Without new connections neural and social networks are in danger of withering and weakening or, paradoxically, strengthening to the point where they become rigid and unyielding. In a neural network we would describe this as habit formation, where a pattern of behaviour has become fixed, and in a social network as a social echo chamber, where the same ideas and attitudes are shared, regurgitated and thereby mutually reinforced. With no one to challenge our beliefs and assumptions the world comes to resemble the comfort and familiarity of our Facebook page. That’s not how innovation happens!
Habits and social echo chambers leave out indispensable features of innovation and creativity: flaws, failures, and frustrations. Without some grit in the oyster pearls will not grow. In ‘Black Box Thinking’, Matthew Syed describes an experiment that illustrates the point.
Charlan Nemeth, a psychologist at the University of California, Berkeley, and her colleagues, took 265 female undergraduates and randomly divided them into five-person teams. Each team was given the same task: to come up with ideas about how to reduce traffic congestion in the San Francisco Bay Area. These five-person teams were then assigned to one of three ways of working.
The first group were given the instruction to brainstorm, a technique that you will no doubt be familiar with. It is one of the most influential creativity techniques and is based on the free flow of ideas. In brainstorming the entire approach is to remove obstacles and minimize challenges.
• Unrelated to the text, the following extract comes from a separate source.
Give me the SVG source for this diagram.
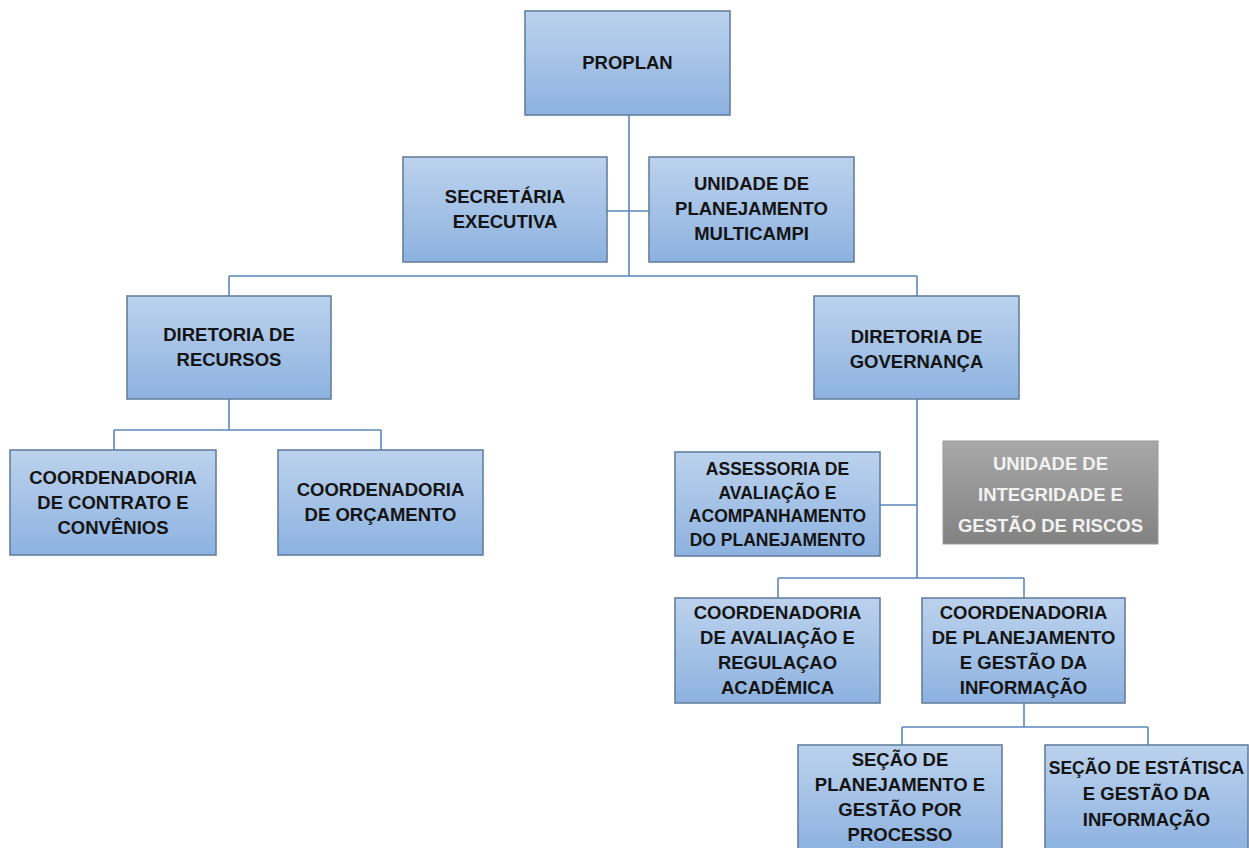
<svg xmlns="http://www.w3.org/2000/svg" width="1249" height="848" viewBox="0 0 1249 848">
<defs>
<linearGradient id="gb" x1="0" y1="0" x2="0" y2="1">
<stop offset="0" stop-color="#bcd2ed"/>
<stop offset="1" stop-color="#8db2e0"/>
</linearGradient>
<linearGradient id="gg" x1="0" y1="0" x2="0" y2="1">
<stop offset="0" stop-color="#a8a8a8"/>
<stop offset="1" stop-color="#828282"/>
</linearGradient>
<style>
.b{fill:url(#gb);stroke:#64809f;stroke-width:1.6}
.g{fill:url(#gg);stroke:#9a9a9a;stroke-width:1}
text{font-family:"Liberation Sans",Arial,sans-serif;font-weight:bold;font-size:18.5px;fill:#141414;text-anchor:middle}
.w{fill:#f2f2f2}
.s{font-size:17.5px}
.c line{stroke:#5b87ba;stroke-width:1.6}
</style>
</defs>
<rect width="1249" height="848" fill="#ffffff"/>
<g class="c" id="connectors">
<line x1="629" y1="115" x2="629" y2="276"/>
<line x1="607" y1="211" x2="649" y2="211"/>
<line x1="229" y1="276" x2="917" y2="276"/>
<line x1="229" y1="276" x2="229" y2="296"/>
<line x1="917" y1="276" x2="917" y2="296"/>
<line x1="229" y1="399" x2="229" y2="430"/>
<line x1="114" y1="430" x2="381" y2="430"/>
<line x1="114" y1="430" x2="114" y2="450"/>
<line x1="381" y1="430" x2="381" y2="450"/>
<line x1="917" y1="399" x2="917" y2="578"/>
<line x1="880" y1="505" x2="917" y2="505"/>
<line x1="778" y1="578" x2="1024" y2="578"/>
<line x1="778" y1="578" x2="778" y2="598"/>
<line x1="1024" y1="578" x2="1024" y2="598"/>
<line x1="1024" y1="703" x2="1024" y2="727"/>
<line x1="902" y1="727" x2="1148" y2="727"/>
<line x1="902" y1="727" x2="902" y2="745"/>
<line x1="1148" y1="727" x2="1148" y2="745"/>
</g>
<g id="proplan"><rect class="b" x="525" y="11" width="205" height="104"/><text x="627.5" y="69">PROPLAN</text></g>
<g id="secretaria"><rect class="b" x="403" y="157" width="204" height="105"/><text x="505" y="203">SECRETÁRIA</text><text x="505" y="228">EXECUTIVA</text></g>
<g id="unidade-multicampi"><rect class="b" x="649" y="157" width="205" height="105"/><text x="751.5" y="190">UNIDADE DE</text><text x="751.5" y="215">PLANEJAMENTO</text><text x="751.5" y="240">MULTICAMPI</text></g>
<g id="dir-recursos"><rect class="b" x="127" y="296" width="204" height="103"/><text x="229" y="341">DIRETORIA DE</text><text x="229" y="366">RECURSOS</text></g>
<g id="dir-governanca"><rect class="b" x="814" y="296" width="205" height="103"/><text x="916.5" y="343">DIRETORIA DE</text><text x="916.5" y="368">GOVERNANÇA</text></g>
<g id="coord-contrato"><rect class="b" x="10" y="450" width="206" height="105"/><text x="113" y="484">COORDENADORIA</text><text x="113" y="509">DE CONTRATO E</text><text x="113" y="534">CONVÊNIOS</text></g>
<g id="coord-orcamento"><rect class="b" x="278" y="450" width="205" height="105"/><text x="380.5" y="496">COORDENADORIA</text><text x="380.5" y="521">DE ORÇAMENTO</text></g>
<g id="assessoria"><rect class="b" x="675" y="452" width="205" height="104"/><text class="s" x="777.5" y="475">ASSESSORIA DE</text><text class="s" x="777.5" y="498.5">AVALIAÇÃO E</text><text class="s" x="777.5" y="522">ACOMPANHAMENTO</text><text class="s" x="777.5" y="545.5">DO PLANEJAMENTO</text></g>
<g id="unidade-integridade"><rect class="g" x="943" y="441" width="215" height="103"/><text class="w" x="1050.5" y="470">UNIDADE DE</text><text class="w" x="1050.5" y="501">INTEGRIDADE E</text><text class="w" x="1050.5" y="532">GESTÃO DE RISCOS</text></g>
<g id="coord-avaliacao"><rect class="b" x="675" y="598" width="205" height="105"/><text x="777.5" y="619">COORDENADORIA</text><text x="777.5" y="644">DE AVALIAÇÃO E</text><text x="777.5" y="669">REGULAÇAO</text><text x="777.5" y="694">ACADÊMICA</text></g>
<g id="coord-planejamento"><rect class="b" x="922" y="598" width="203" height="105"/><text x="1023.5" y="619">COORDENADORIA</text><text x="1023.5" y="644">DE PLANEJAMENTO</text><text x="1023.5" y="669">E GESTÃO DA</text><text x="1023.5" y="694">INFORMAÇÃO</text></g>
<g id="secao-planejamento"><rect class="b" x="798" y="745" width="204" height="106"/><text x="900" y="766">SEÇÃO DE</text><text x="900" y="791">PLANEJAMENTO E</text><text x="900" y="816">GESTÃO POR</text><text x="900" y="841">PROCESSO</text></g>
<g id="secao-estatistica"><rect class="b" x="1045" y="745" width="203" height="106"/><text class="s" x="1146.5" y="774">SEÇÃO DE ESTÁTISCA</text><text x="1146.5" y="800">E GESTÃO DA</text><text x="1146.5" y="826">INFORMAÇÃO</text></g>
</svg>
People are warned not to criticize each other, or point out the difficulties in each other’s suggestions.
The second group were given no guidelines at all: they were allowed to come up with ideas in any way they thought best.
But the third group were actively encouraged to point out the flaws in each other’s ideas. Their instructions read: “Most research and advice suggests that the best way to come up with good solutions is to come up with many solutions. Free-wheeling is welcome; don’t be afraid to say anything that comes to mind. However, in addition, most studies suggest that you should debate and even criticize each other’s ideas.”
The results speak for themselves. The groups with the dissent and criticize guidelines generated 25% more ideas than those who were simply brainstorming, or who had no instructions. Just as striking, when individuals were later asked to come up with more solutions for the traffic problem, those with the dissent guidelines generated twice as many new ideas as those who had been asked to brainstorm.
Further studies have shown that those who dissent rather than just brainstorm produce not just more ideas, but more productive and imaginative ideas. As Nemeth put it: “The basic finding is that the encouragement of debate, and even criticism if warranted, appears to stimulate more creative ideas. And cultures that permit and even encourage such expression of differing viewpoints may stimulate the most innovation.”
As Syed points out, the reason is not difficult to identify. The problem with brainstorming is not its insistence on free-wheeling or quick association. Rather, it is that when these ideas are not checked by feedback or criticism, they have nothing to respond to, like our habits and social echo chambers they exist in a vacuum: unexamined and unchallenged. “The value of criticism is that it surfaces problems. It brings difficulties to light and forces us to think afresh. When our assumptions are violated we are nudged into a new relationship with reality.”
Flaws, failures and frustrations are the grit in the oyster, helping us see our habits and social echo chambers for what they are: rigid, restrictive and potentially just plain wrong. New ideas and perspectives will only present themselves if we seek out and develop new neural and social connections that challenge our comfortable and habitual assumptions.